• _TASK OBJECTIVE_: Could the lines from the start of the data through the line with "(vydy) at (1033,143)" be set down exactly, with no pictures among them?

============================================================

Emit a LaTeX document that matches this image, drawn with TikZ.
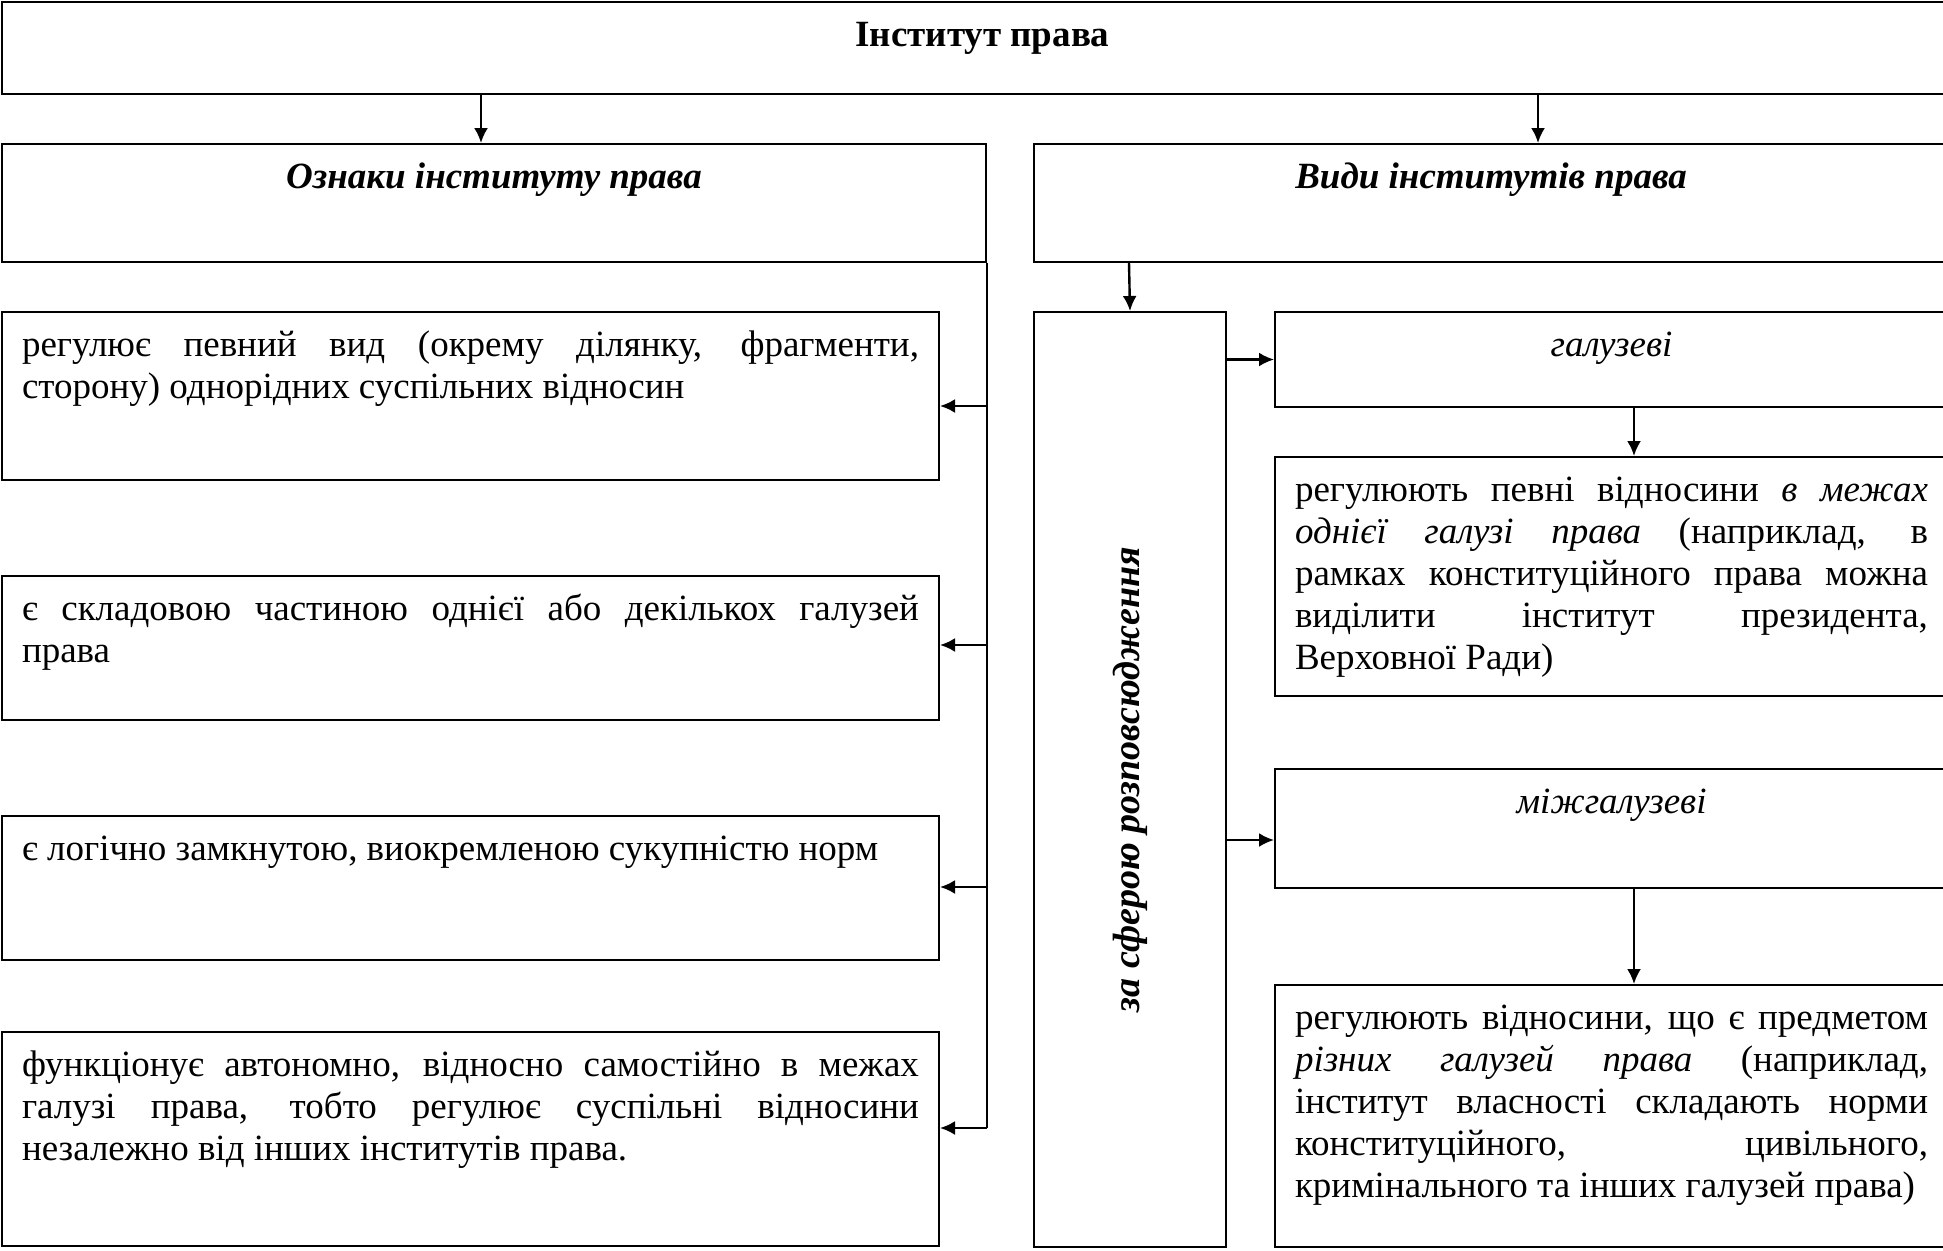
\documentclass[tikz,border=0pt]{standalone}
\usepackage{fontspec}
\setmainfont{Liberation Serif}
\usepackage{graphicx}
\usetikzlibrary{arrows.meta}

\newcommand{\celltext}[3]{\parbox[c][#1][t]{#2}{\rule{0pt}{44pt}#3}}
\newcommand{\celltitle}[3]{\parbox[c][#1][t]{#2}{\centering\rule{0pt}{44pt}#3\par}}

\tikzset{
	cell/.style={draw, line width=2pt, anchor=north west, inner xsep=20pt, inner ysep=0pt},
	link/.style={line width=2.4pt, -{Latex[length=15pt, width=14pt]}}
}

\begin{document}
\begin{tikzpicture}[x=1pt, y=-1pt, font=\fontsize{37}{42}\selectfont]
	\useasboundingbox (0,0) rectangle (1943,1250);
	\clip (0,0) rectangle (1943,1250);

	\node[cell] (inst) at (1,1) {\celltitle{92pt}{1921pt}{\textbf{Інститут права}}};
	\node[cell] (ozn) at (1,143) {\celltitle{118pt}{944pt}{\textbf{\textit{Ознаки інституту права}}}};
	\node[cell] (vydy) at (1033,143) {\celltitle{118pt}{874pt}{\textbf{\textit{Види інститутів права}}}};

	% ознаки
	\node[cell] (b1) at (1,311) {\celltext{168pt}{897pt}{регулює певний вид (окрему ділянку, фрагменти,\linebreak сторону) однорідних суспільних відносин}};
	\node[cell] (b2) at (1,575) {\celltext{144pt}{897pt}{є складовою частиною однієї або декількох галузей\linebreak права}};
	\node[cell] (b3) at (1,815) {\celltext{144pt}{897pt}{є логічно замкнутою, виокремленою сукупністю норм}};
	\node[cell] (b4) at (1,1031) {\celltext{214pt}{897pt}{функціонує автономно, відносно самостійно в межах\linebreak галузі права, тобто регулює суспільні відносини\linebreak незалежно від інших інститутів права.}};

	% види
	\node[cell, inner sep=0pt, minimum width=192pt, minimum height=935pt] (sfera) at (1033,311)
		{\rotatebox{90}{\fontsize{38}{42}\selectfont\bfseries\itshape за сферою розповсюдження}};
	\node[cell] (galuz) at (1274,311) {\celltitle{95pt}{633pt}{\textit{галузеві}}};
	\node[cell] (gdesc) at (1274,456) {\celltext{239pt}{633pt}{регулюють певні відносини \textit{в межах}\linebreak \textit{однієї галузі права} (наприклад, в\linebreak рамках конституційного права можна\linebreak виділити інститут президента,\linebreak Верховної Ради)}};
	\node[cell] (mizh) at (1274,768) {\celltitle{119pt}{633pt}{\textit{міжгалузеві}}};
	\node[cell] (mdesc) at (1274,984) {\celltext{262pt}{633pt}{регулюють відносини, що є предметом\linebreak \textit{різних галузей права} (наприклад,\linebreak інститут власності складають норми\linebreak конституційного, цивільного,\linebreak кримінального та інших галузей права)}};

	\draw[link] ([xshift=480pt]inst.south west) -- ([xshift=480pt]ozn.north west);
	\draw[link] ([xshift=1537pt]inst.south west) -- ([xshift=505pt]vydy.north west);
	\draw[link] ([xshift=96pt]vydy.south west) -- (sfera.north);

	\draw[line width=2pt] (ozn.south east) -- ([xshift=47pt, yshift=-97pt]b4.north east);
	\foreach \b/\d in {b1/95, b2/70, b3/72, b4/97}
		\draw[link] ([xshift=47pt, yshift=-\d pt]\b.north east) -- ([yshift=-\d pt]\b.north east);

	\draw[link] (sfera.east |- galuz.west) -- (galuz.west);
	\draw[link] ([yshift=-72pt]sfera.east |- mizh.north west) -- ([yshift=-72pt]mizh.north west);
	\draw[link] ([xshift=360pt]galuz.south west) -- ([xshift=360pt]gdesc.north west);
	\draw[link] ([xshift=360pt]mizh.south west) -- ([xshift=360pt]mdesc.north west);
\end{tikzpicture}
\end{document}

============================================================

• _RESPONSE TO THIS EXERCISE_:
Emit a LaTeX document that matches this image, drawn with TikZ.
\documentclass[tikz,border=0pt]{standalone}
\usepackage{fontspec}
\setmainfont{Liberation Serif}
\usepackage{graphicx}
\usetikzlibrary{arrows.meta}

\newcommand{\celltext}[3]{\parbox[c][#1][t]{#2}{\rule{0pt}{44pt}#3}}
\newcommand{\celltitle}[3]{\parbox[c][#1][t]{#2}{\centering\rule{0pt}{44pt}#3\par}}

\tikzset{
	cell/.style={draw, line width=2pt, anchor=north west, inner xsep=20pt, inner ysep=0pt},
	link/.style={line width=2.4pt, -{Latex[length=15pt, width=14pt]}}
}

\begin{document}
\begin{tikzpicture}[x=1pt, y=-1pt, font=\fontsize{37}{42}\selectfont]
	\useasboundingbox (0,0) rectangle (1943,1250);
	\clip (0,0) rectangle (1943,1250);

	\node[cell] (inst) at (1,1) {\celltitle{92pt}{1921pt}{\textbf{Інститут права}}};
	\node[cell] (ozn) at (1,143) {\celltitle{118pt}{944pt}{\textbf{\textit{Ознаки інституту права}}}};
	\node[cell] (vydy) at (1033,143) {\celltitle{118pt}{874pt}{\textbf{\textit{Види інститутів права}}}};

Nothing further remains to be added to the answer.